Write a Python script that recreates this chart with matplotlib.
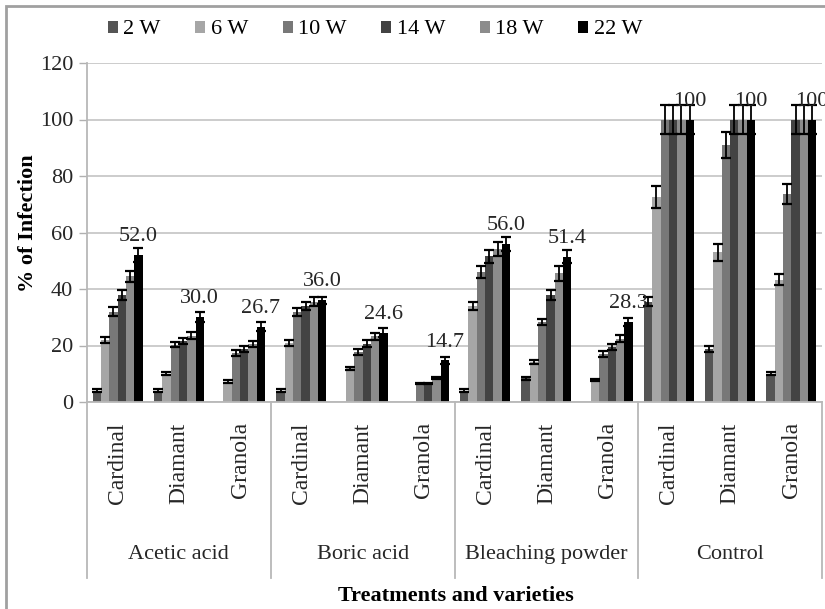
#!/usr/bin/env python3

import matplotlib

matplotlib.use("Agg")

import matplotlib.pyplot as plt
import numpy as np
from matplotlib.patches import Rectangle

treatments = ["Acetic acid", "Boric acid", "Bleaching powder", "Control"]
varieties = ["Cardinal", "Diamant", "Granola"]
series = ["2 W", "6 W", "10 W", "14 W", "18 W", "22 W"]

# % infection per category (treatment x variety), one list per week
w2 = [4, 4, 0, 4, 0, 0, 4, 8.4, 0, 35.5, 18.7, 10]
w6 = [22, 10, 7.2, 21, 12, 0, 34, 14.3, 7.8, 72.5, 53, 43.3]
w10 = [32, 20.3, 17.3, 31.8, 17.8, 6.6, 46, 28.3, 17, 100, 91, 73.5]
w14 = [38, 21.6, 18.8, 34, 20.7, 6.6, 51.6, 37.8, 19.4, 100, 100, 100]
w18 = [44.5, 23.5, 20.5, 35.5, 23.3, 8.5, 54.2, 45.5, 22.4, 100, 100, 100]
w22 = [52.0, 30.0, 26.7, 36.0, 24.6, 14.7, 56.0, 51.4, 28.3, 100, 100, 100]

e2 = [0.5, 0.5, 0, 0.5, 0, 0, 0.5, 0.5, 0, 1.5, 1.0, 0.6]
e6 = [1.0, 0.6, 0.5, 1.0, 0.5, 0, 1.5, 0.7, 0.5, 4.0, 3.0, 2.0]
e10 = [1.5, 1.0, 1.0, 1.5, 1.0, 0.3, 2.0, 1.2, 1.0, 5.0, 4.7, 3.5]
e14 = [1.8, 1.2, 1.0, 1.5, 1.2, 0.3, 2.3, 1.8, 1.0, 5.0, 5.0, 5.0]
e18 = [2.0, 1.2, 1.0, 1.5, 1.2, 0.5, 2.5, 2.5, 1.2, 5.0, 5.0, 5.0]
e22 = [2.5, 1.8, 1.5, 1.2, 1.5, 1.2, 2.5, 2.3, 1.5, 5.0, 5.0, 5.0]

top_labels = ["52.0", "30.0", "26.7", "36.0", "24.6", "14.7",
              "56.0", "51.4", "28.3", "100", "100", "100"]

colors = ["#555555", "#a6a6a6", "#787878", "#434343", "#8c8c8c", "#000000"]

plt.rcParams["font.family"] = ["Liberation Serif", "DejaVu Serif"]
plt.rcParams["font.size"] = 16

fig = plt.figure(figsize=(8.25, 6.09), dpi=100)
ax = fig.add_axes([87 / 825, 1 - 402 / 609, 735 / 825, 339 / 609])

values = [w2, w6, w10, w14, w18, w22]
errors = [e2, e6, e10, e14, e18, e22]
n_cat = len(treatments) * len(varieties)
x = np.arange(n_cat)
bar_w = 0.136

for i, (name, vals, errs, col) in enumerate(zip(series, values, errors, colors)):
    xs = x + (i - 2.5) * bar_w
    ax.bar(xs, vals, width=bar_w, color=col, label=name, zorder=2)
    keep = [k for k in range(n_cat) if vals[k] > 0]
    ax.errorbar(xs[keep], np.array(vals)[keep], yerr=np.array(errs)[keep],
                fmt="none", ecolor="black", elinewidth=1.3, capsize=3.5,
                capthick=1.6, zorder=3)

x22 = x + 2.5 * bar_w
for k, txt in enumerate(top_labels):
    ax.annotate(txt, (x22[k], w22[k]), xytext=(0, 10), textcoords="offset points",
                ha="center", va="baseline", color="#262626", annotation_clip=False)

ax.set_xlim(-0.5, n_cat - 0.5)
ax.set_ylim(0, 120)
ax.set_yticks(range(0, 121, 20))
ax.yaxis.grid(True, color="#c8c8c8", linewidth=1.3, zorder=0)
ax.set_axisbelow(True)
ax.tick_params(axis="y", direction="out", length=6, width=1, color="#b0b0b0",
               pad=4, labelcolor="#262626")
ax.set_xticks([])

for side in ("top", "right"):
    ax.spines[side].set_visible(False)
for side in ("left", "bottom"):
    ax.spines[side].set_color("#b8b8b8")
    ax.spines[side].set_linewidth(1.3)

# multi-level category axis
trans = ax.get_xaxis_transform()
for g in range(len(treatments) + 1):
    ax.plot([g * 3 - 0.5] * 2, [0, -0.519], transform=trans, color="#b8b8b8",
            linewidth=1.3, clip_on=False)
for g, treat in enumerate(treatments):
    ax.text(g * 3 + 1, -0.45, treat, transform=trans, ha="center", va="center",
            color="#262626")
    for v, var in enumerate(varieties):
        ax.text(g * 3 + v, -0.06, var, transform=trans, rotation=90,
                ha="center", va="top", color="#262626", fontsize=17)

fig.text(28 / 825, 1 - 223 / 609, "% of Infection", rotation=90, ha="center",
         va="center", fontweight="bold")
fig.text(456 / 825, 1 - 596 / 609, "Treatments and varieties", ha="center",
         va="center", fontweight="bold")

fig.legend(loc="center", bbox_to_anchor=(375 / 825, 1 - 30 / 609), ncol=6,
           frameon=False, handlelength=0.45, handleheight=0.45,
           handletextpad=0.25, columnspacing=1.55, fontsize=16)

fig.patches.append(Rectangle((6 / 825, -0.1), 1.2, 1.1 - 6 / 609, fill=False,
                             edgecolor="#a0a0a0", linewidth=2,
                             transform=fig.transFigure, figure=fig))

fig.savefig("out.png", dpi=100)
plt.close(fig)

### JOB
Output exactly the span of lines from the top of the listing through the line holding "28.3, 100, 100, 100]", and leave every picture out.

### COMPLETED EXERCISE
Write a Python script that recreates this chart with matplotlib.
#!/usr/bin/env python3

import matplotlib

matplotlib.use("Agg")

import matplotlib.pyplot as plt
import numpy as np
from matplotlib.patches import Rectangle

treatments = ["Acetic acid", "Boric acid", "Bleaching powder", "Control"]
varieties = ["Cardinal", "Diamant", "Granola"]
series = ["2 W", "6 W", "10 W", "14 W", "18 W", "22 W"]

# % infection per category (treatment x variety), one list per week
w2 = [4, 4, 0, 4, 0, 0, 4, 8.4, 0, 35.5, 18.7, 10]
w6 = [22, 10, 7.2, 21, 12, 0, 34, 14.3, 7.8, 72.5, 53, 43.3]
w10 = [32, 20.3, 17.3, 31.8, 17.8, 6.6, 46, 28.3, 17, 100, 91, 73.5]
w14 = [38, 21.6, 18.8, 34, 20.7, 6.6, 51.6, 37.8, 19.4, 100, 100, 100]
w18 = [44.5, 23.5, 20.5, 35.5, 23.3, 8.5, 54.2, 45.5, 22.4, 100, 100, 100]
w22 = [52.0, 30.0, 26.7, 36.0, 24.6, 14.7, 56.0, 51.4, 28.3, 100, 100, 100]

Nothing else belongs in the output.